⟨

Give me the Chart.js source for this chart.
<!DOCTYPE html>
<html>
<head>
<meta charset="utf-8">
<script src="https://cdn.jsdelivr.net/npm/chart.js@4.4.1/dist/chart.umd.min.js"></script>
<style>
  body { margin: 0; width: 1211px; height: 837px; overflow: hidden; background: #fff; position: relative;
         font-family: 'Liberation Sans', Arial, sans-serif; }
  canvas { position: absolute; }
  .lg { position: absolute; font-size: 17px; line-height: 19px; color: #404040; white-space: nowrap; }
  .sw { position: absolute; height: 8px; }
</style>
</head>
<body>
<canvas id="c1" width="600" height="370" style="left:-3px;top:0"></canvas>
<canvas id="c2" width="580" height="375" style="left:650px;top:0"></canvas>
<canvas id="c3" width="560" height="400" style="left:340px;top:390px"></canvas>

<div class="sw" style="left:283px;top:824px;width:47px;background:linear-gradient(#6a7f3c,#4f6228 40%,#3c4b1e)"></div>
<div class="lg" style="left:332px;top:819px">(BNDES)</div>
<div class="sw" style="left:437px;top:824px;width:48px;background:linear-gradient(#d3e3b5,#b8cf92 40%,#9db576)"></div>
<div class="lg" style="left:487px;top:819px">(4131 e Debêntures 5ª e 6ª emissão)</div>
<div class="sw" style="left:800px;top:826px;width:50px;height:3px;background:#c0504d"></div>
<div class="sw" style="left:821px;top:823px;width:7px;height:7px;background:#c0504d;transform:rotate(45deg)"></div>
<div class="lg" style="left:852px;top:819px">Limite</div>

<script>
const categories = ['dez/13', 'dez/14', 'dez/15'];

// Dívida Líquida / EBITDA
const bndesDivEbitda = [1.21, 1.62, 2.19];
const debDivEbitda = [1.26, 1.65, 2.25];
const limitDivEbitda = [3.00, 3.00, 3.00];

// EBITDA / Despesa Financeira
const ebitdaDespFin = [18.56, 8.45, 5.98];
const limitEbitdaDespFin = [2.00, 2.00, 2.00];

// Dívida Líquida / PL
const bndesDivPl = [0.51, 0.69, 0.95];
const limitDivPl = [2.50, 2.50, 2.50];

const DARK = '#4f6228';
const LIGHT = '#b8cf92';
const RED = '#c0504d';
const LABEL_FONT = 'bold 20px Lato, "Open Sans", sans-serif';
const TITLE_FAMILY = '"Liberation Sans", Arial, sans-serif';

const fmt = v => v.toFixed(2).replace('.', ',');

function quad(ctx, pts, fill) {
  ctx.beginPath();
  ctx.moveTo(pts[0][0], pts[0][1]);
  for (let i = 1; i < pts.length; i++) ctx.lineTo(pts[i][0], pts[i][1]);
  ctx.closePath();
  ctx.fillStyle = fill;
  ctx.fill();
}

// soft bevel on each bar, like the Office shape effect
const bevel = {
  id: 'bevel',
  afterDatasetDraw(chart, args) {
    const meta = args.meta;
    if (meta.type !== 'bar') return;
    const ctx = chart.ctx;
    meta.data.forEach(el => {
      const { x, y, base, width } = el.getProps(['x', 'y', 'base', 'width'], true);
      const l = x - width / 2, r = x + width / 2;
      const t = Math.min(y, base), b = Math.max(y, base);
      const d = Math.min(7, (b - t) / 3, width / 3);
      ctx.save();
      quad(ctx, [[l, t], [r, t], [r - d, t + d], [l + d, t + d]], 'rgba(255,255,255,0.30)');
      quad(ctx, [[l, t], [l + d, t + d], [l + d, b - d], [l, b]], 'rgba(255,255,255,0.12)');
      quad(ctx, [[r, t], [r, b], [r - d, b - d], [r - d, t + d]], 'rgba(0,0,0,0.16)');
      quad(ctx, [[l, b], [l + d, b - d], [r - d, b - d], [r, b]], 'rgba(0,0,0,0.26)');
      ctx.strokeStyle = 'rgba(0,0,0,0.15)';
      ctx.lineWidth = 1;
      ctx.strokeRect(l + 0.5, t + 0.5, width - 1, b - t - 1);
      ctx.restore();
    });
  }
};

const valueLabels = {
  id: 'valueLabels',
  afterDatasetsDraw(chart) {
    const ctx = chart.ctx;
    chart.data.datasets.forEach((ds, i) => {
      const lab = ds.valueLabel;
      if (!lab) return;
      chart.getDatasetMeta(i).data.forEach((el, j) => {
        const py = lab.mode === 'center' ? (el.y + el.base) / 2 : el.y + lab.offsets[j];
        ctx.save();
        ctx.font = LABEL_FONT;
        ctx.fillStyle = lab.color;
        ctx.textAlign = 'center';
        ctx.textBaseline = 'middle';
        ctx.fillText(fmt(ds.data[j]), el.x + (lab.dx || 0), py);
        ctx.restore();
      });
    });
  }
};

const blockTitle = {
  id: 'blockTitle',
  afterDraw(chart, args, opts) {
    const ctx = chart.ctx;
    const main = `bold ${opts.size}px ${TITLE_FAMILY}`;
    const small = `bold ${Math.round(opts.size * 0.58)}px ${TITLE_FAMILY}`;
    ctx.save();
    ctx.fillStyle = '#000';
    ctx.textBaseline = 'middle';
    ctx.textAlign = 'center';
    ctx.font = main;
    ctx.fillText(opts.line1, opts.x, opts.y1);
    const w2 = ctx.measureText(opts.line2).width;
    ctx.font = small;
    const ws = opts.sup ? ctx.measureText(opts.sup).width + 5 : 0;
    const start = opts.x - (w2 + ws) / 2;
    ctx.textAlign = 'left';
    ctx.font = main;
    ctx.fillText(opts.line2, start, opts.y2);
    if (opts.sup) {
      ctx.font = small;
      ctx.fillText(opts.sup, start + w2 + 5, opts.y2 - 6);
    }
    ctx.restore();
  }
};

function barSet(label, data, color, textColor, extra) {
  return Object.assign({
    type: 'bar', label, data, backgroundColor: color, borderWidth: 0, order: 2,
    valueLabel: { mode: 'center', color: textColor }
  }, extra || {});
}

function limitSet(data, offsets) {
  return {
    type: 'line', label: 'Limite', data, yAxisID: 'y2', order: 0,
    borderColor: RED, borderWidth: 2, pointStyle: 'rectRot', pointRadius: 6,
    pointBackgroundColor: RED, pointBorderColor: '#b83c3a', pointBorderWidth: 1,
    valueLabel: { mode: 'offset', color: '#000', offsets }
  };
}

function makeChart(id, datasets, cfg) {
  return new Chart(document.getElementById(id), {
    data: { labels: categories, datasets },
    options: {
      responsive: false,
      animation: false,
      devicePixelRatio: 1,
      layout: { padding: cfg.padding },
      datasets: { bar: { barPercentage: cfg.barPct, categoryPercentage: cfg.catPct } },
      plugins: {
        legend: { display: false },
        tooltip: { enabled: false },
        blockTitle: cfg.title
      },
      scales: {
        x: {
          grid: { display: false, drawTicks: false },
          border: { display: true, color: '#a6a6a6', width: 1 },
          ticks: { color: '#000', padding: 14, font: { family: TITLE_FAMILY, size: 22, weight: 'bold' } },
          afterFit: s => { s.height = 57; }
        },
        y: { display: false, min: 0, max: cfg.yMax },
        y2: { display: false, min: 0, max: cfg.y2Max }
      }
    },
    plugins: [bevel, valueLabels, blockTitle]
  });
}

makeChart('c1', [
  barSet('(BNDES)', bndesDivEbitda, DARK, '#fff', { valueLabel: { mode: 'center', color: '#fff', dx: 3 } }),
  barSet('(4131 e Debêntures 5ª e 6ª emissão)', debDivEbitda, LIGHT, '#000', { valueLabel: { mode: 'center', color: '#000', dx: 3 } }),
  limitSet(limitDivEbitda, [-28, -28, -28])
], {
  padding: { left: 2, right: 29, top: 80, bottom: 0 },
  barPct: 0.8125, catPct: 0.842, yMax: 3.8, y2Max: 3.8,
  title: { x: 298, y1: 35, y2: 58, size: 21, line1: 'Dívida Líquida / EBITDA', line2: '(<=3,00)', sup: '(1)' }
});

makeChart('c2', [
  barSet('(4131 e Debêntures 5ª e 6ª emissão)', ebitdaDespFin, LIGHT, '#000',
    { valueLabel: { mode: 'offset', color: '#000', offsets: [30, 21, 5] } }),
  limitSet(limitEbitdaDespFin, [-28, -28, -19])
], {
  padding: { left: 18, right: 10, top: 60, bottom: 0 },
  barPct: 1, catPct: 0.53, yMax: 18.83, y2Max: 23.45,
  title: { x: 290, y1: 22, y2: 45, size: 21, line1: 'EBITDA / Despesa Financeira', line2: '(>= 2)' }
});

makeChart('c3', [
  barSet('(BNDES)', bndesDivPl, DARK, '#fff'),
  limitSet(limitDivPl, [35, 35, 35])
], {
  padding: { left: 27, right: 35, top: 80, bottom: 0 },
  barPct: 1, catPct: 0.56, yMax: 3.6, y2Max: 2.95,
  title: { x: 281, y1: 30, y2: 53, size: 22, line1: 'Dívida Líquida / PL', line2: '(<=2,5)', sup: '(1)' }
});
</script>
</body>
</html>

⟩

→ PROBLEM TO WORK ON
Starting at the first line of the listing, retype every line up to and including the one with "const limitEbitdaDespFin = [2.00, 2.00, 2.00];".

→ EXERCISE OUTPUT
Give me the Chart.js source for this chart.
<!DOCTYPE html>
<html>
<head>
<meta charset="utf-8">
<script src="https://cdn.jsdelivr.net/npm/chart.js@4.4.1/dist/chart.umd.min.js"></script>
<style>
  body { margin: 0; width: 1211px; height: 837px; overflow: hidden; background: #fff; position: relative;
         font-family: 'Liberation Sans', Arial, sans-serif; }
  canvas { position: absolute; }
  .lg { position: absolute; font-size: 17px; line-height: 19px; color: #404040; white-space: nowrap; }
  .sw { position: absolute; height: 8px; }
</style>
</head>
<body>
<canvas id="c1" width="600" height="370" style="left:-3px;top:0"></canvas>
<canvas id="c2" width="580" height="375" style="left:650px;top:0"></canvas>
<canvas id="c3" width="560" height="400" style="left:340px;top:390px"></canvas>

<div class="sw" style="left:283px;top:824px;width:47px;background:linear-gradient(#6a7f3c,#4f6228 40%,#3c4b1e)"></div>
<div class="lg" style="left:332px;top:819px">(BNDES)</div>
<div class="sw" style="left:437px;top:824px;width:48px;background:linear-gradient(#d3e3b5,#b8cf92 40%,#9db576)"></div>
<div class="lg" style="left:487px;top:819px">(4131 e Debêntures 5ª e 6ª emissão)</div>
<div class="sw" style="left:800px;top:826px;width:50px;height:3px;background:#c0504d"></div>
<div class="sw" style="left:821px;top:823px;width:7px;height:7px;background:#c0504d;transform:rotate(45deg)"></div>
<div class="lg" style="left:852px;top:819px">Limite</div>

<script>
const categories = ['dez/13', 'dez/14', 'dez/15'];

// Dívida Líquida / EBITDA
const bndesDivEbitda = [1.21, 1.62, 2.19];
const debDivEbitda = [1.26, 1.65, 2.25];
const limitDivEbitda = [3.00, 3.00, 3.00];

// EBITDA / Despesa Financeira
const ebitdaDespFin = [18.56, 8.45, 5.98];
const limitEbitdaDespFin = [2.00, 2.00, 2.00];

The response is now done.